My question is, can anyone point to some good reading material where a geometric interpretation of various linear algebra concepts is offered?

This could be anyone's class/teaching notes, published papers, something from recreational mathematics, or just a good book.
 A: It might be slightly off-topic since you are searching for reading material, but the 3blue1brown YouTube channel is dedicated to this sort of geometric intuitions. More specifically, it presents abstract concept with geometric animations, spanning from neural networks to Fourier transform.
Although it is not restricted to such matter, it has an excellent playlist called Essence of linear algebra which adresses what you seek.
A: I'm the same way, you pretty much described my experience with Linear Algebra suddenly 'clicking' when it's explained geometrically. I found a really good book that treats alot of different LA concepts in this way, it's Numerical Linear Algebra by Trefethen. 
Check out chapter 4 for a geometric breakdown of Singular Value Decomposition!
A: Here is something I use when teaching an introductory linear algebra course.
If $V$ is a vector space over a field $\mathbb{F}$, then a line in $V$ can be considered as any set of the form 
$$
\mathcal{L} = \{ x+\alpha y \mid \alpha \in \mathbb{F}\} \subseteq V,
$$
in which $x$ and $y$ are elements of $V$ (note that this includes the degenerate case of a single point if $y=0$).
If $T:V \longrightarrow W$ is a linear transformation, then 
$$
T(\mathcal{L}) = \{ T(x)+\alpha T(y) \mid \alpha \in \mathbb{F}\}.
$$
Thus, linear transformations map lines to lines. (This is the explanation I give as to why the word 'linear' is used in 'linear transformation'.)
It is worth noting that this condition is not sufficient for linearity: affine transformations of the form $x \longmapsto Ax + b$ will also map lines to lines. 
A: An intuitive view point of the Primary Decomposition Theorem for Eigenspaces is to consider an orthonormal basis. For example, for the vector space $\mathbb{R}^3$ spanned by $\left\{\mathbf{\hat{i}}, \mathbf{\hat{j}}, \mathbf{\hat{k}}\right\}$, the eigenspaces are $\mathcal{E}_1 = \mathcal{L}\left(\left\{\mathbf{\hat{i}}\right\}\right)$, $\mathcal{E}_2 = \mathcal{L}\left(\left\{\mathbf{\hat{j}}\right\}\right)$, and $\mathcal{E}_3 = \mathcal{L}\left(\left\{\mathbf{\hat{k}}\right\}\right)$.

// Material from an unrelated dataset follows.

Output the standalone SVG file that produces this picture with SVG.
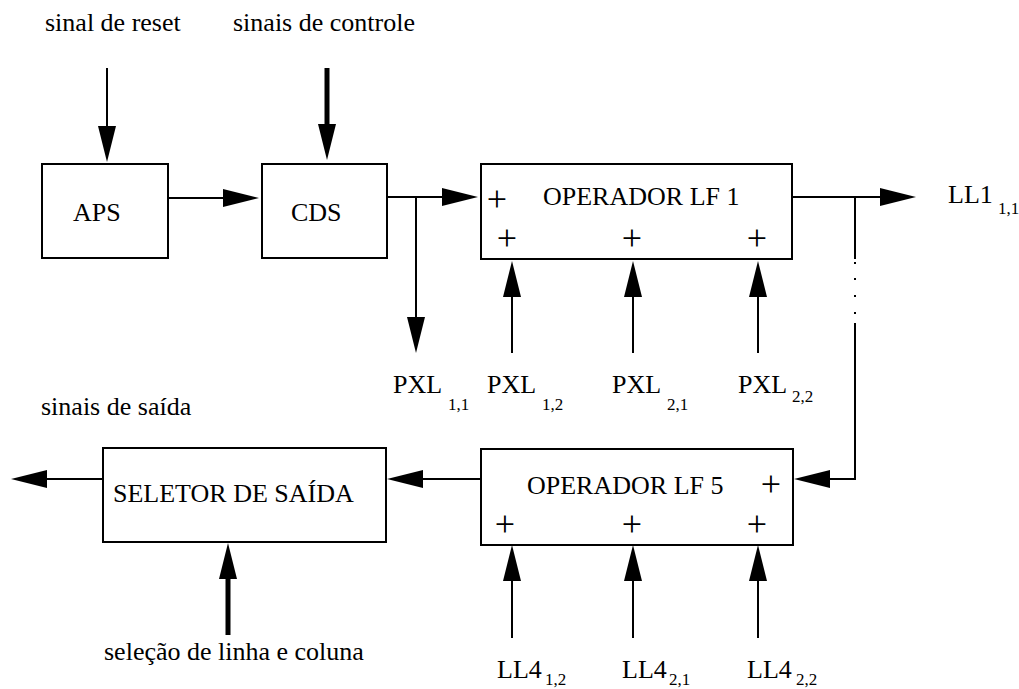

By the Primary Decomposition Theorem for Eigenspaces, $$\mathbb{R}^3 = \mathcal{E}_1 \oplus \mathcal{E}_2 \oplus \mathcal{E}_3$$
And thus any vector must be uniquely expressed by the eigenvectors of the space, in this case $\mathbb{R}^3$. For an orthonormal basis, it is easy to see why the direct sum should span the entire space, since the eigenspaces correspond to the linear span of each basis element.
It should then be easier to have an intuition for what is happening for any eigenbasis of $V$ that is not necessarily orthonormal.
A: Although old and quite hard to obtain, Fekete's Real Linear Algebra is probably the perfect book for this. With a hit in generality with it's focus on $\mathbb{R}^n$, it delivers quite a geometric take on the whole subject you can hardly find elsewhere, with even an Applications (to geometry) section in every chapter.
A: The vector $y-x$ connects the end of $x$ to the end of $y$.